A suicide bomber attacked the Bagram Air Base in Afghanistan, killing more than 20 people including at least one American. Vice President Cheney was on the base at the time of the attack, but nowhere near the explosion.
The Taliban took credit for the attack. And that should remind everybody that the global war on terror is still underway. And things are not going well.
There are a few key reasons for this. First, most nations are sitting out the war on terror, and a good many of them are rooting against the USA and our allies, if you can believe it. Muslim killers know they can count on people like Vladimir Putin, Jacques Chirac, and the government of Spain to allow them to kill at will.
Right now, the Taliban is taking advantage of Pakistan's unwillingness to shut them down. The Taliban killers have a sanctuary in that country. And President Musharraf is basically hiding under his desk.
The terrorists also understand that the far left in America doesn't want to fight the war on terror and will frequently undermine it. We're talking about organizations like the ACLU, far left Internet sites, and some mainstream media outlets.
Also, Iraq has clearly been a setback in the terror war, but not for the reasons the far left wants you to believe. Perhaps the best correspondent in Iraq is John Burns who writes for "The New York Times." His analysis is worth hearing.
(BEGIN VIDEO CLIP, "TIM RUSSERT")
JOHN BURNS, "THE NEW YORK TIMES": I think again, to be fair, American troops were greeted as liberators. We saw it. It lasted very briefly. It was exhausted quickly by the looting, and the astonishment, the puzzlement, and finally the anger of Iraqis that nothing or very little was done to stop that.

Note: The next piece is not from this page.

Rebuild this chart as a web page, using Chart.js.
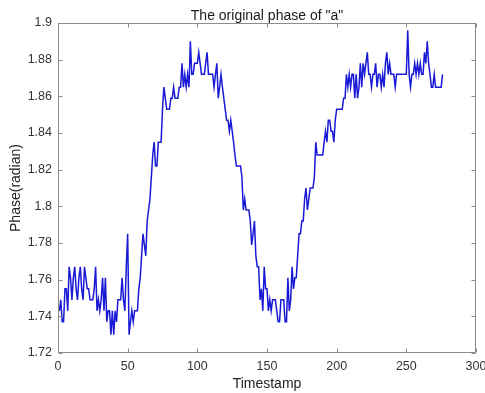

I think that -- to be fair to the United States, and I speak as a citizen of the United Kingdom, I think that the instincts that led to much that went wrong were good American instincts, the desire not to have to too heavy a footprint. The desire to empower Iraqis.
And I think that the policymakers in Washington and to be honest with you the journalists also, to speak for myself, completely miscalculated the impact of 30 years of violent brutal repression on the Iraqi people and their willingness, in President Bush's phrase, to stand up for themselves, to take authority, to take risks.
(END VIDEO CLIP)
And that is the crux of Iraq. I couldn't have said it better myself. Many people there will not fight for freedom, preferring to fight for revenge.
The setback in Iraq has hurt the entire anti-terror campaign. Iran and al Qaeda are emboldened. And many around the world believe America is the villain, not the Jihadists.
Clear thinking people must condemn that point of view. The USA tried to do something noble in Iraq and at the same time put pressure on Iran and other Middle Eastern terror enablers.
It hasn't worked out, but there are more battles to come, like we saw today. And America must stay strong in the face of a clear and present danger.
And that's "The Memo."
Most Ridiculous Item
The cable news ratings for February are in and the FOX News Channel continues to dominate.
Just about doubling CNN in total audience, tripling MSNBC, quadrupling CNBC, the lowest ranked channel.
“The Factor" is No. 1 at 8 p.m., 11 p.m. and 4 a.m. Eastern Time. Total audience, about four million each day. At 8 we beat all of our competition combined with 350,000 viewers left over. A stunning margin of victory.
And that is thanks to you, of course. And all of us here at FNC realize that and appreciate it very much.
On the network news front, ABC is now in first place, as NBC continues to fall in the evening ews race. NBC's sharp turn to the left is obviously a disaster. And it's ridiculous to boot.